1\. GH/RB vs Bemani: Guitar Freaks only had 3 buttons versus 5 in Guitar Hero.
Also the home versions of BM/GF/DM/DDR were always poor copies of the arcade
versions - missing songs, badly-made input devices. And having western music
is a big feature.

2\. Game Gear: Personally I switched to Game Boy because of by crappy battery
life, huge un-carryable size, bad build quality (it broke a couple of times).
Wiki mentions lack of UK/US developer engagement meaning not many local games.

3\. Apple: Stable, UNIX-based computers, which are also good for graphics and
office use? iPad? iPods? Multi-touch, touch-sensitive scroll wheels,
playlists, iTunes Store (100% legal, cheap, good selection of music, which
feeds straight to the iPod)...

In each case users did lose some features. But they gain some as well - I
don't think any are really subsets of the alternatives. I switched to some of
these _specifically_ for better features.

Personally I think usability is nice but it's a secondary differentiator
_after_ providing the best features for the largest market segment your
product can target. There are some really ugly products out there which
survive by virtue of just being the most useful.

That said, successful products also tend to usually also be highly usable
because the consumer market is the biggest segment (contrast - enterprise
software). Or in cases where usability _is_ the feature - accessibility
software? GUI?

------
adrianhoward
I'd say yes - with B2B too although the sales pitch is different. You're
usually dealing with somebody a couple of levels removed from the person using
the product, and the usability benefits need to be emphasised more clearly -
since they generally don't encounter the consequences of a bad user experience
themselves.

A usable system is generally a more efficient system. More efficient systems
save you money. Cut a couple of seconds of each interaction a telephone
operator makes on the support lines of a major international and you've saved
them a hundred grand every year.

There are examples out there like IBMs Intranet revamp
[http://www.intranetjournal.com/articles/200209/ij_09_25_02a....](http://www.intranetjournal.com/articles/200209/ij_09_25_02a.html)
or the Australian Defence Organisation e-learning setup
[http://www.computerworld.com/s/article/9030669/Mission_Educa...](http://www.computerworld.com/s/article/9030669/Mission_Education?taxonomyId=18&pageNumber=1).

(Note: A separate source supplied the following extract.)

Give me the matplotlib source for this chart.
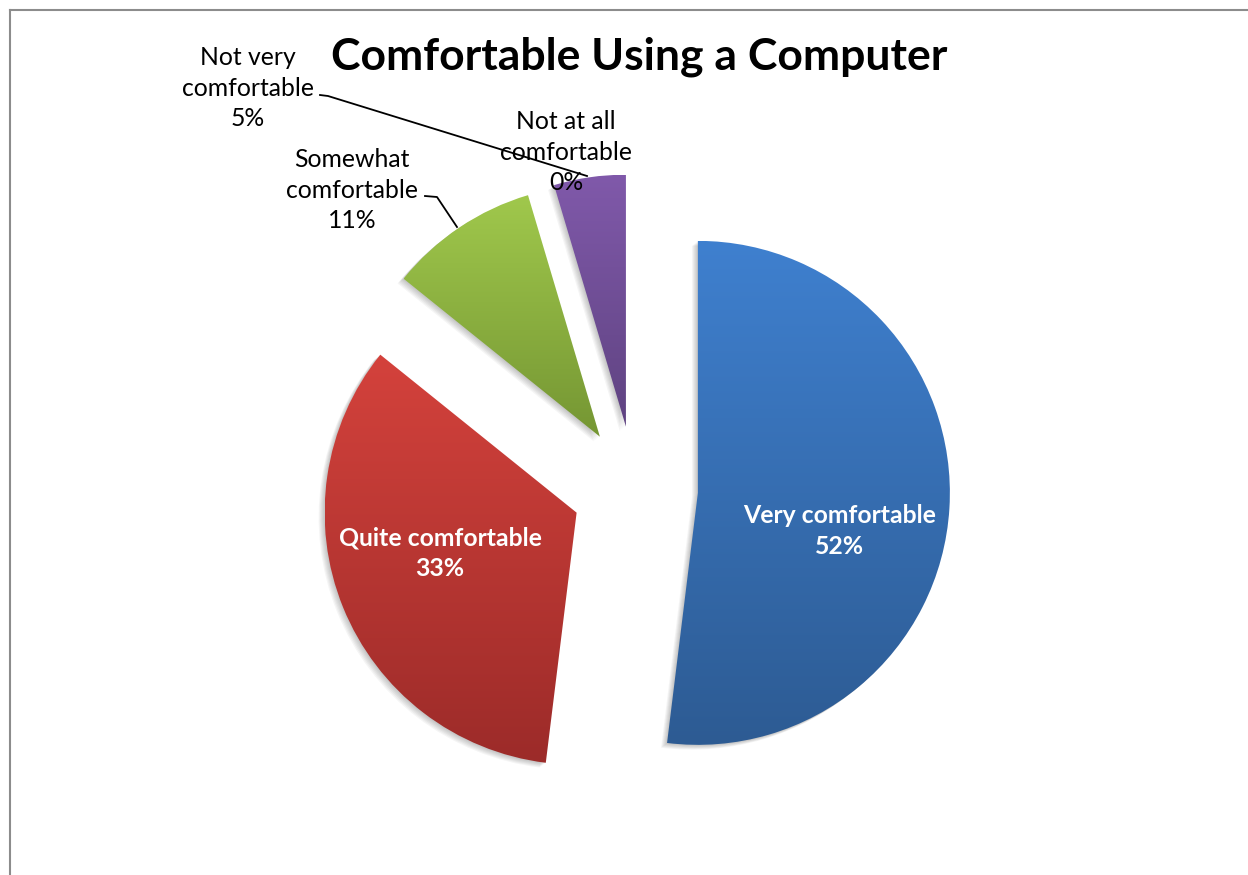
import matplotlib.pyplot as plt
import numpy as np
from matplotlib.colors import LinearSegmentedColormap
from matplotlib.lines import Line2D
from matplotlib.patches import Wedge

# survey answers, clockwise from 12 o'clock
categories = ["Very comfortable", "Quite comfortable", "Somewhat comfortable",
              "Not very comfortable", "Not at all comfortable"]
shares = [51.9, 33.8, 9.6, 4.6, 0.0]       # slice sizes as drawn
pct_labels = [52, 33, 11, 5, 0]            # percentages printed on the chart
top_colors = ["#3f80cf", "#d4423c", "#a0c84c", "#8059aa"]
bottom_colors = ["#2d5b93", "#9c2b29", "#759633", "#5f4381"]

W, H = 1248, 875
plt.rcParams['font.family'] = ['Lato', 'DejaVu Sans']

fig = plt.figure(figsize=(W / 100, H / 100), dpi=100)
ax = fig.add_axes([0, 0, 1, 1])

center = (635, H - 489)
radius = 252
explode = [63] * len(shares)

wedges, _ = ax.pie(shares, startangle=90, counterclock=False, center=center,
                   radius=radius, explode=explode,
                   wedgeprops=dict(facecolor="none", edgecolor="none"))

for i, w in enumerate(wedges):
    if shares[i] == 0:
        continue
    # soft shadow on the lower left
    for k in range(1, 7):
        sh = Wedge((w.center[0] - k, w.center[1] - k * 0.8), w.r, w.theta1, w.theta2,
                   facecolor="black", edgecolor="none", alpha=0.04, zorder=1)
        ax.add_patch(sh)
    bb = w.get_path().get_extents()
    cmap = LinearSegmentedColormap.from_list("g%d" % i, [bottom_colors[i], top_colors[i]])
    grad = np.linspace(0, 1, 256).reshape(-1, 1)
    im = ax.imshow(grad, extent=[bb.x0, bb.x1, bb.y0, bb.y1], origin="lower",
                   cmap=cmap, aspect="auto", zorder=2)
    im.set_clip_path(w)

ax.set_xlim(0, W)
ax.set_ylim(0, H)
ax.set_aspect("equal")
ax.axis("off")


def px(x, y):
    return x, H - y


ax.text(*px(639, 57), "Comfortable Using a Computer", ha="center", va="center",
        fontsize=32, fontweight="bold", color="black")

inside = {0: (840, 531), 1: (440, 553)}
for i, (x, y) in inside.items():
    ax.text(*px(x, y), "%s\n%d%%" % (categories[i], pct_labels[i]), ha="center",
            va="center", fontsize=17.8, fontweight="bold", color="white",
            linespacing=1.4, zorder=4)

outside = {2: (352, 190, "Somewhat\ncomfortable"),
           3: (248, 88, "Not very\ncomfortable"),
           4: (566, 152, "Not at all\ncomfortable")}
for i, (x, y, lab) in outside.items():
    ax.text(*px(x, y), "%s\n%d%%" % (lab, pct_labels[i]), ha="center", va="center",
            fontsize=17.8, color="black", linespacing=1.4, zorder=4)

# leader lines
ax.plot(*zip(px(320, 95), px(328, 96), px(587, 176)), color="black", lw=1.3, zorder=5)
ax.plot(*zip(px(425, 196), px(437, 197), px(457, 227)), color="black", lw=1.3, zorder=5)

# chart border (left and top edges visible)
fig.add_artist(Line2D([10 / W, 10 / W], [0, 1 - 10 / H], transform=fig.transFigure,
                      color="#8c8c8c", lw=1.5))
fig.add_artist(Line2D([10 / W, 1], [1 - 10 / H, 1 - 10 / H], transform=fig.transFigure,
                      color="#8c8c8c", lw=1.5))

fig.savefig("out.png", dpi=100)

You might also find "Cost-justifying usability"
[http://books.google.co.uk/books?id=kDVgsGgkF4cC&dq=roi+u...](http://books.google.co.uk/books?id=kDVgsGgkF4cC&dq=roi+usability+book)
a interesting read.

(Also - as others have commented fewer features / simplicity and usability are
somewhat orthogonal issues. You can have a terrible experience with a
small/simple interface. You can have a great experience with a large/complex
interface. Depends on the user, the task and the goals.)

------
sp4rki
There is a difference between usability and simplicity. While there are
generally not mutually exclusive, neither are the mutually inclusive in
contrast. You can sell better usability and more simplicity, but you can't
sell either by itself. It's more like an addendum than a feature itself. You
don't sell simple or usable, you sell features, benefits, and economics, with
simplicity and usability as an added bonus.

A customer will choose the company with the feature set he/she _needs/wants_
over the company without those features but with a better usability. Likewise,
a customer will choose a company over another because of better usability and
more simplicity provided that the features on both products are equal.

Simplicity and usability is a bonus, not a selling point. Make sure your
product is actually better than the rest before trying to sell _simple_.

PD: If a product is over featured then it's equivalent to a simpler product
with less feature and is a loser to a less featured project that has the
correct features but better usability (Zendesk is a great example of this
characteristic). Ipods needed to first be the best mp3 players in the
market(feature wise, and design wise) and _only then_ be the mp3 player with
the best usability.

------
RealGeek
Zendesk entered a crowded space of help desk software. Their USP is usability.
Zendesk dominated the space with in couple years.

------
aaronbrethorst
Yesterday, I spent a half hour fighting with Kayak's UI in order to find a
one-way flight from DC to Seattle, and never found what I was looking for. I
decided to give Hipmunk a try and found exactly what I needed in under a
minute.

The next time I need to buy a plane ticket, Hipmunk will be the first place I
go.

So, yes.

------
starpilot
tumblr and posterous brought nothing new to blogging content-wise, but
tailored the authoring process for minimalist posts. Python wasn't novel for
its featureset but for its lack thereof (DRY). Ubuntu Linux included
substantially less than other newbie-oriented distros (hello 7-CD Mandrake),
but was considerably more integrated and usable than all of them.

------
jjdeleon
If you can present it in a meaningful way like "So easy you'll never need to
read a manual", i think is a differentiator

------
Lewisham
Apple's iPod is probably the textbook example that yes, usability can be a
USP. In fact, it can be _the_ USP.

------
jarsj
I don't know about differentiator but I am quickly learning that it's a must
for any product.